Exploration
North America

Exploration Update: Largest Gas Discovery in Australia in Ten Years

Independent oil and gas producers, Santos, announced a recent gas discovery in the Carnavron Basin – which is thought to be the largest hydrocarbon find offshore Australia in ten years.

 

Source: Santos.
Santos recently announced what is thought to be the largest gas discovery for ten years in the Carnarvon Basin, offshore north-west Australia. The Corvus-2 appraisal well in block WA-45-R, approximately 90 km north-west of Dampier, intersected a gross hydrocarbon interval of 638m, one of the largest columns ever discovered across the North West Shelf. Wireline logging confirmed 245m of net pay across the target reservoirs in the North Rankin and Mungaroo Formations, at depths between 3,360 and 3,998m.

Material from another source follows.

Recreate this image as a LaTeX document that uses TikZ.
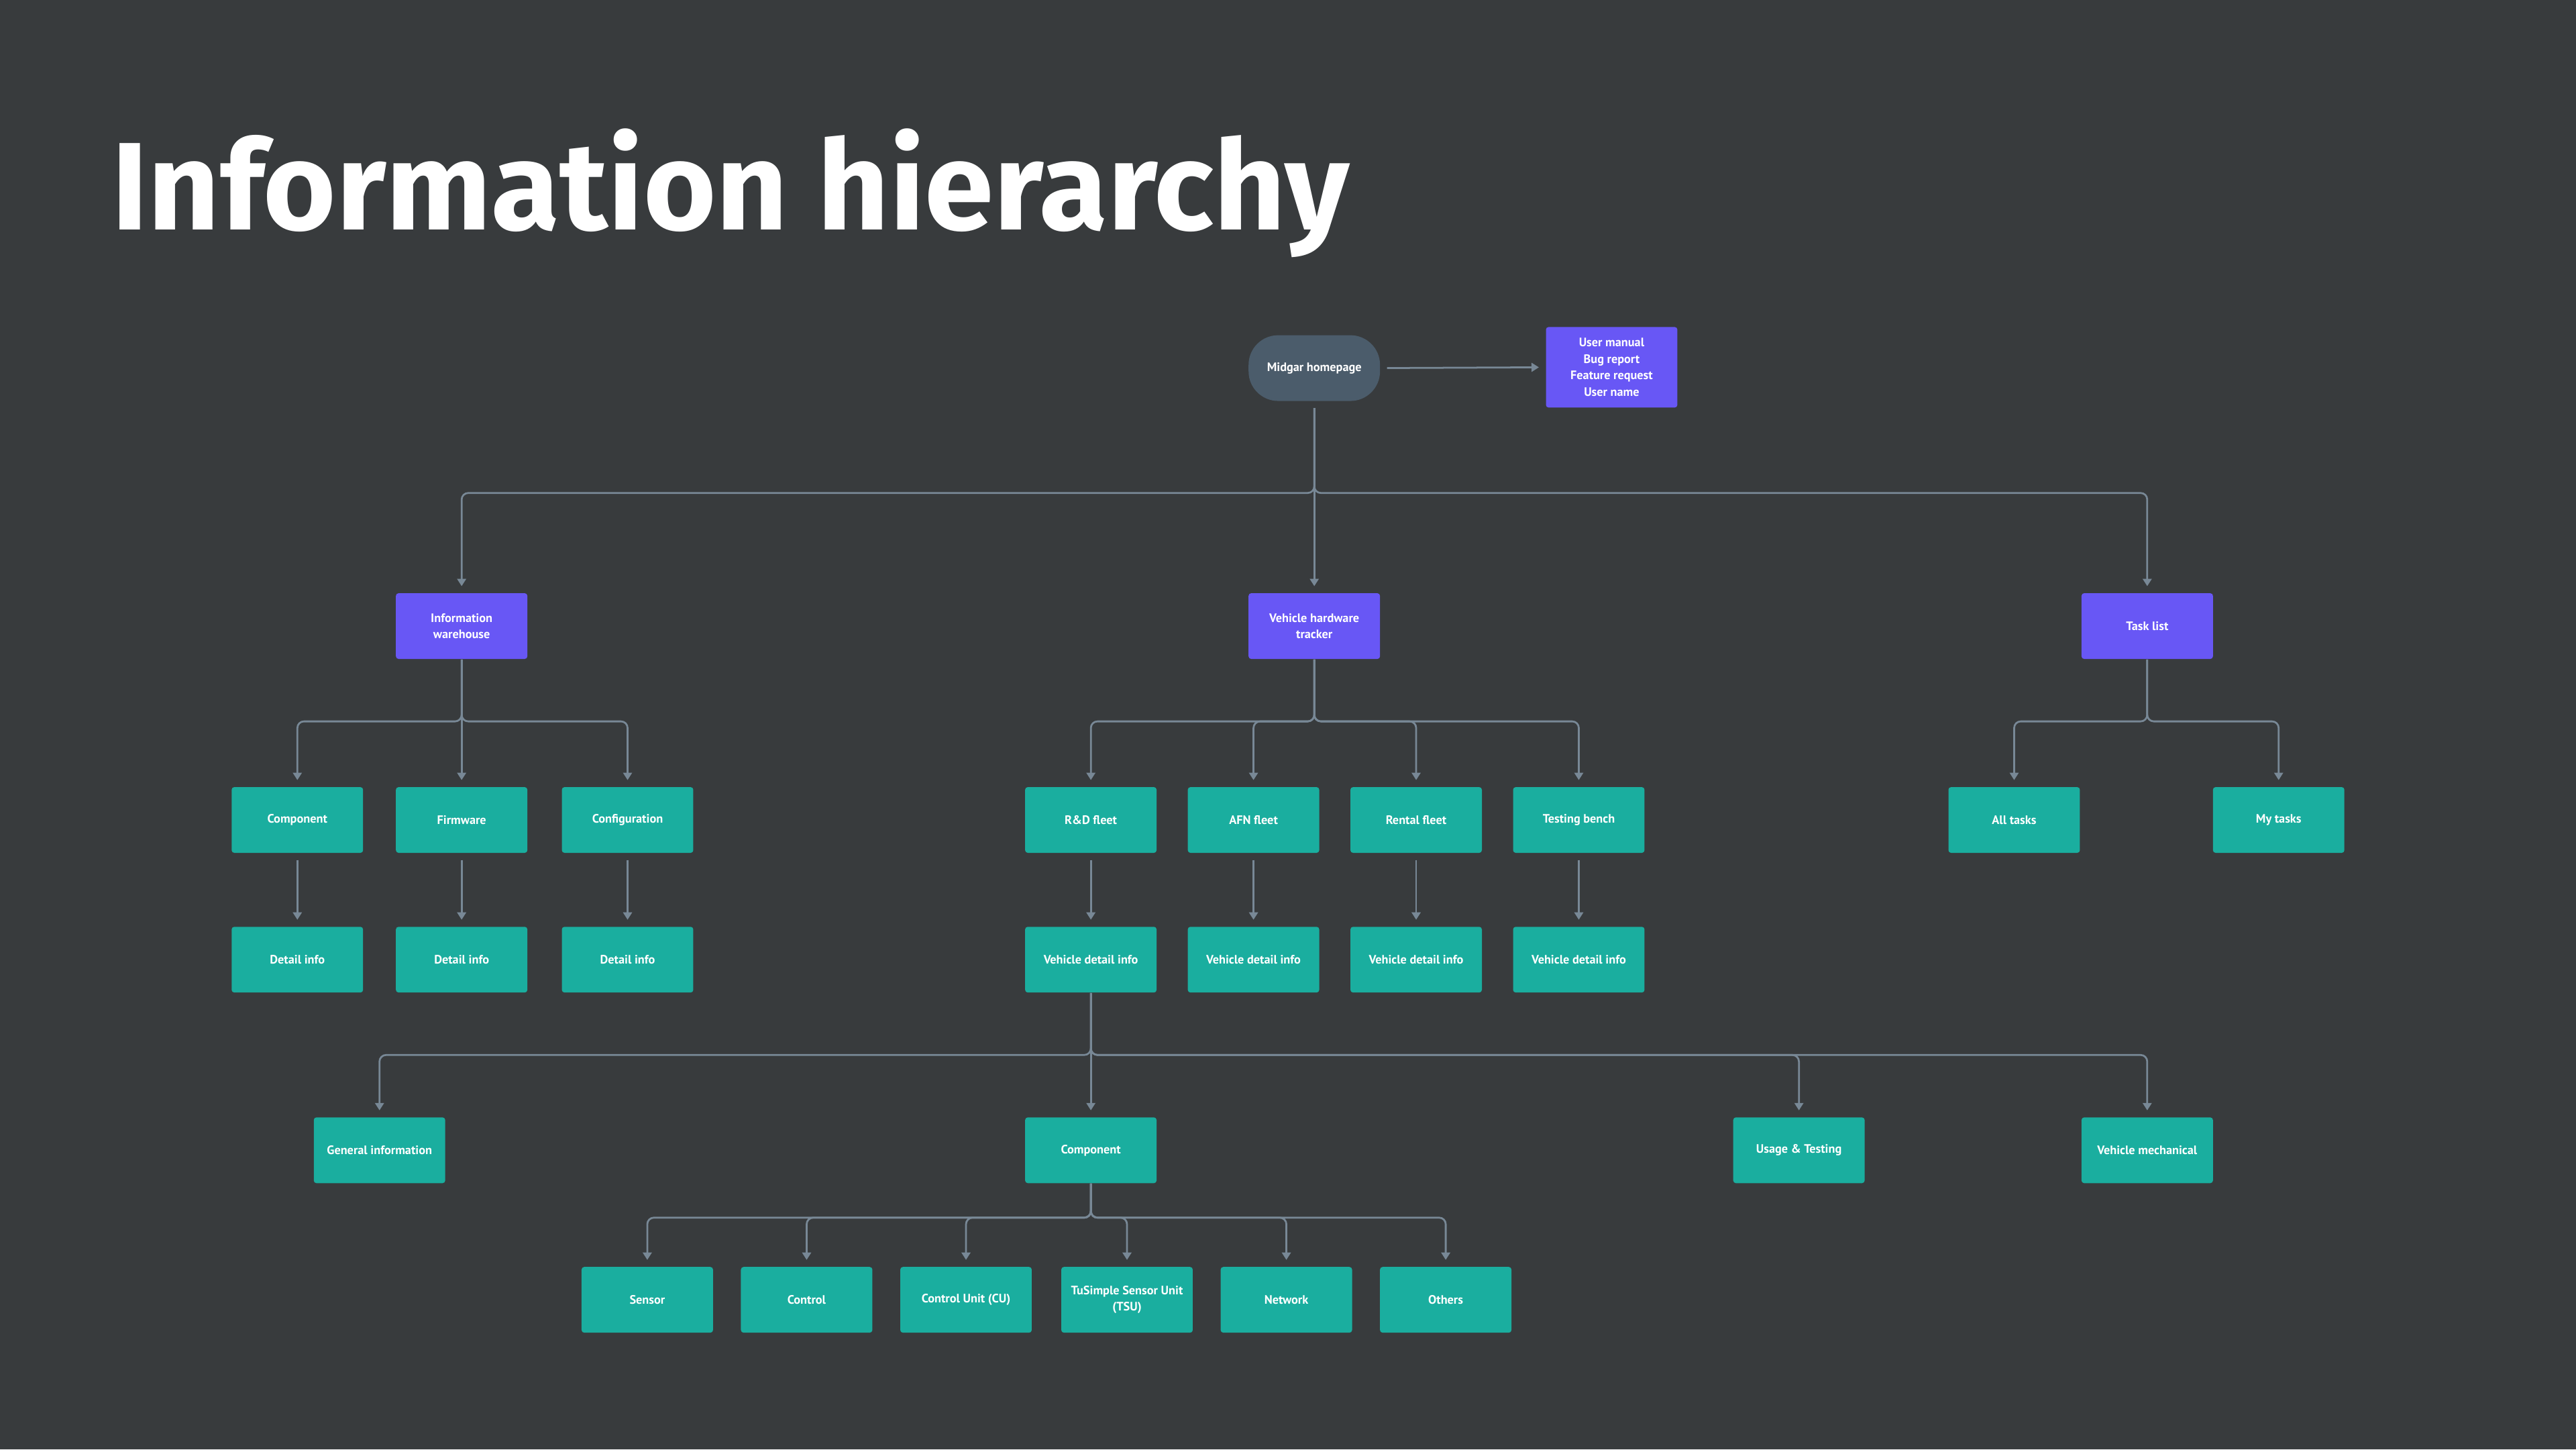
\documentclass[tikz,border=0pt]{standalone}
\usepackage{fontspec}
\setmainfont{PT Sans}
\newfontfamily\titlefont{Fira Sans}
\usetikzlibrary{arrows.meta}

\definecolor{bgdark}{HTML}{383B3D}
\definecolor{boxteal}{HTML}{1AAE9F}
\definecolor{boxviolet}{HTML}{6857F5}
\definecolor{homeslate}{HTML}{4B5C6B}
\definecolor{linkgray}{HTML}{788896}

\begin{document}
\begin{tikzpicture}[x=0.25mm, y=-0.25mm,
  leaf/.style={fill=boxteal, rounded corners=0.4mm, minimum width=20mm,
    minimum height=10mm, inner sep=0pt, text=white, align=center,
    font=\fontsize{5.3}{7.1}\selectfont\bfseries},
  hub/.style={leaf, fill=boxviolet},
  home/.style={leaf, fill=homeslate, rounded corners=4.5mm},
  link/.style={draw=linkgray, line width=0.8pt, rounded corners=1mm,
    -{Triangle[width=3.8pt,length=3.2pt]}, shorten >=1mm},
  gap/.style={shorten <=1mm}]

\fill[bgdark] (0,0) rectangle (1568,882);

\node[anchor=base west, text=white, font=\titlefont\fontsize{54}{58}\selectfont\bfseries]
  (title) at (63,140) {Information hierarchy};

% top
\node[home] (home) at (800,224) {Midgar homepage};
\node[hub, minimum height=12.25mm] (extra) at (981,223.5)
  {User manual\\Bug report\\Feature request\\User name};
\draw[link, gap] (home.east) -- (extra.west);

% level 1
\node[hub] (ware) at (281,381) {Information\\warehouse};
\node[hub] (track) at (800,381) {Vehicle hardware\\tracker};
\node[hub] (tasks) at (1307,381) {Task list};

\coordinate (fork1) at (home.south |- 0,300);
\draw[link, gap] (home.south) -- (fork1) -| (ware.north);
\draw[link, gap] (home.south) -- (track.north);
\draw[link, gap] (home.south) -- (fork1) -| (tasks.north);

% level 2
\node[leaf] (comp) at (181,499) {Component};
\node[leaf] (firm) at (281,499) {Firmware};
\node[leaf] (config) at (382,499) {Configuration};
\node[leaf] (rd) at (664,499) {R\&D fleet};
\node[leaf] (afn) at (763,499) {AFN fleet};
\node[leaf] (rental) at (862,499) {Rental fleet};
\node[leaf] (bench) at (961,499) {Testing bench};
\node[leaf] (all) at (1226,499) {All tasks};
\node[leaf] (mine) at (1387,499) {My tasks};

\coordinate (fork2) at (ware.south |- 0,439);
\draw[link] (ware.south) -- (fork2) -| (comp.north);
\draw[link] (ware.south) -- (firm.north);
\draw[link] (ware.south) -- (fork2) -| (config.north);

\coordinate (fork3) at (track.south |- 0,439);
\draw[link] (track.south) -- (fork3) -| (rd.north);
\draw[link] (track.south) -- (fork3) -| (afn.north);
\draw[link] (track.south) -- (fork3) -| (rental.north);
\draw[link] (track.south) -- (fork3) -| (bench.north);

\coordinate (fork4) at (tasks.south |- 0,439);
\draw[link] (tasks.south) -- (fork4) -| (all.north);
\draw[link] (tasks.south) -- (fork4) -| (mine.north);

% level 3
\node[leaf] (compinfo) at (181,584) {Detail info};
\node[leaf] (firminfo) at (281,584) {Detail info};
\node[leaf] (configinfo) at (382,584) {Detail info};
\node[leaf] (rdinfo) at (664,584) {Vehicle detail info};
\node[leaf] (afninfo) at (763,584) {Vehicle detail info};
\node[leaf] (rentalinfo) at (862,584) {Vehicle detail info};
\node[leaf] (benchinfo) at (961,584) {Vehicle detail info};

\draw[link, gap] (comp.south) -- (compinfo.north);
\draw[link, gap] (firm.south) -- (firminfo.north);
\draw[link, gap] (config.south) -- (configinfo.north);
\draw[link, gap] (rd.south) -- (rdinfo.north);
\draw[link, gap] (afn.south) -- (afninfo.north);
\draw[link, gap] (rental.south) -- (rentalinfo.north);
\draw[link, gap] (bench.south) -- (benchinfo.north);

% level 4
\node[leaf] (general) at (231,700) {General information};
\node[leaf] (parts) at (664,700) {Component};
\node[leaf] (usage) at (1095,700) {Usage \& Testing};
\node[leaf] (mech) at (1307,700) {Vehicle mechanical};

\coordinate (fork5) at (rdinfo.south |- 0,642);
\draw[link] (rdinfo.south) -- (fork5) -| (general.north);
\draw[link] (rdinfo.south) -- (parts.north);
\draw[link] (rdinfo.south) -- (fork5) -| (usage.north);
\draw[link] (rdinfo.south) -- (fork5) -| (mech.north);

% level 5
\node[leaf] (sensor) at (394,791) {Sensor};
\node[leaf] (control) at (491,791) {Control};
\node[leaf] (cu) at (588,791) {Control Unit (CU)};
\node[leaf] (tsu) at (686,791) {TuSimple Sensor Unit\\(TSU)};
\node[leaf] (network) at (783,791) {Network};
\node[leaf] (others) at (880,791) {Others};

\coordinate (fork6) at (parts.south |- 0,741);
\draw[link] (parts.south) -- (fork6) -| (sensor.north);
\draw[link] (parts.south) -- (fork6) -| (control.north);
\draw[link] (parts.south) -- (fork6) -| (cu.north);
\draw[link] (parts.south) -- (fork6) -| (tsu.north);
\draw[link] (parts.south) -- (fork6) -| (network.north);
\draw[link] (parts.south) -- (fork6) -| (others.north);

\end{tikzpicture}
\end{document}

Initial samples suggest that Corvus-2 shows a considerably higher condensate gas ratio than in Corvus-1, which was drilled several years ago and came into the Santos portfolio through the acquisition of Quadrant Energy. The company believes that the discovery has opened up a number of additional exploration opportunities in the region.

According to Wood Mackenzie, initial resource estimates are in the region of 2.5 Tcfg and 25 MMb condensate, making this the largest gas discovery in the basin since the Satyr-4 exploration well, drilled by Chevron in 2009.

Corvus, which lies in 63m water depth, is just 28 km from the Santos-owned Reindeer platform, which delivers gas to the Devil Creek domestic gas plant near Karratha, and about 62 km from a Varanus Island tie-in point, also owned by Santos, so commercialising this asset should be relatively easy.